Automated ultrasound with AI for osteophyte grading in hand osteoarthritis: comparison with expert rheumatologist assessment.
Authors
Affiliations (8)
Affiliations (8)
- Department of Medicine, Section of Rheumatology, Svendborg Hospital - Odense University Hospital, Baagøes Allé 15, Svendborg, DK-5700, Denmark.
- Center for Treatment of Rheumatic and Musculoskeletal Diseases (REMEDY), Diakonhjemmet Hospital, Oslo, Norway.
- Faculty of Medicine, University of Oslo, Oslo, Norway.
- Center for Rheumatology and Spine Disease, Rigshospitalet, Glostrup, Denmark.
- Maersk Mc-Kinney Møller Institute, University of Southern Denmark, Odense, Denmark.
- ROPCA ApS, Odense, Denmark.
- Department of Medicine, Section of Rheumatology, Svendborg Hospital - Odense University Hospital, Baagøes Allé 15, Svendborg, DK-5700, Denmark. [email protected].
- ROPCA ApS, Odense, Denmark. [email protected].
Abstract
The objective of this study was to characterise the agreement of the CE-certified automated robotic ultrasound system ARTHUR v.2.0, combined with the AI model DIANA v.2.0, for grading osteophytes in hand osteoarthritis (OA), using expert rheumatologist assessment as the reference standard.

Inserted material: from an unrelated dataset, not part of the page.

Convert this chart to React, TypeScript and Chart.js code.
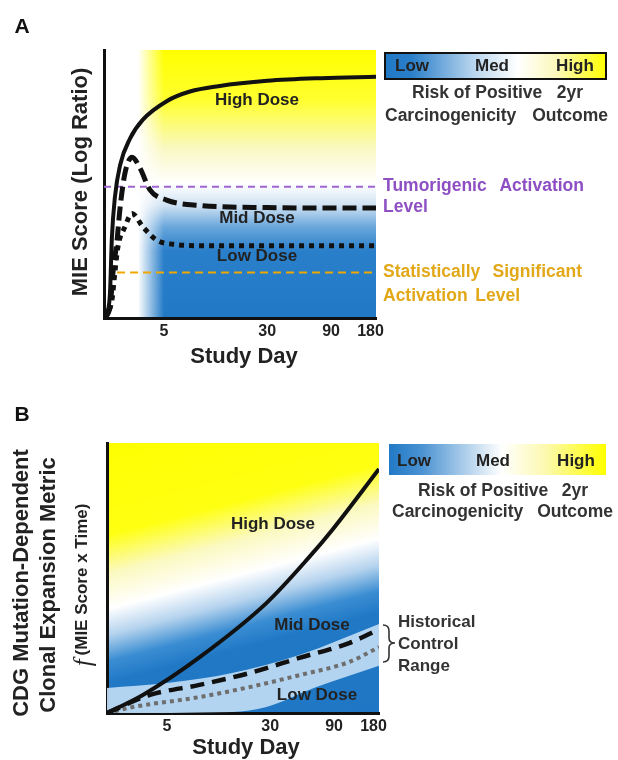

Thirty patients with hand OA underwent ultrasound of MCP, PIP, and DIP joints with ARTHUR v.2.0 and subsequently by an expert rheumatologist. Osteophytes were graded (0-3) using the OMERACT system. Agreement was assessed using weighted Cohen's kappa (κ), Percent Exact Agreement (PEA), Percent Close Agreement (PCA), sensitivity, and specificity. Comparisons were made against both the primary rheumatologist and an independent blinded external assessor (EA). ARTHUR v.2.0 successfully scanned 703/840 joints (83.7%), with lower success in DIP joints. Agreement between ARTHUR+DIANA and the rheumatologist showed κ = 0.49, PEA 53.7%, and PCA 90.7%. Compared to the EA, the automated system showed κ = 0.46 and PCA 90.5%. Agreement between the rheumatologist and EA showed κ = 0.67 and PCA 97.5%. Binary agreement for disease presence (≥ Grade 2) for the automated system was 81.6% compared to the rheumatologist, although sensitivity was limited (36.5%). ARTHUR v.2.0 combined with DIANA v.2.0 achieved binary agreement comparable to expert-expert comparisons, although with limited sensitivity, and moderate agreement on the full 0-3 OMERACT scale. A decomposition analysis indicated that acquisition-related variability contributed substantially to the overall discrepancy. Refinement of AI threshold calibration and distal joint acquisition, and evaluation in larger and more diverse cohorts, is warranted to further improve sensitivity for osteophyte detection.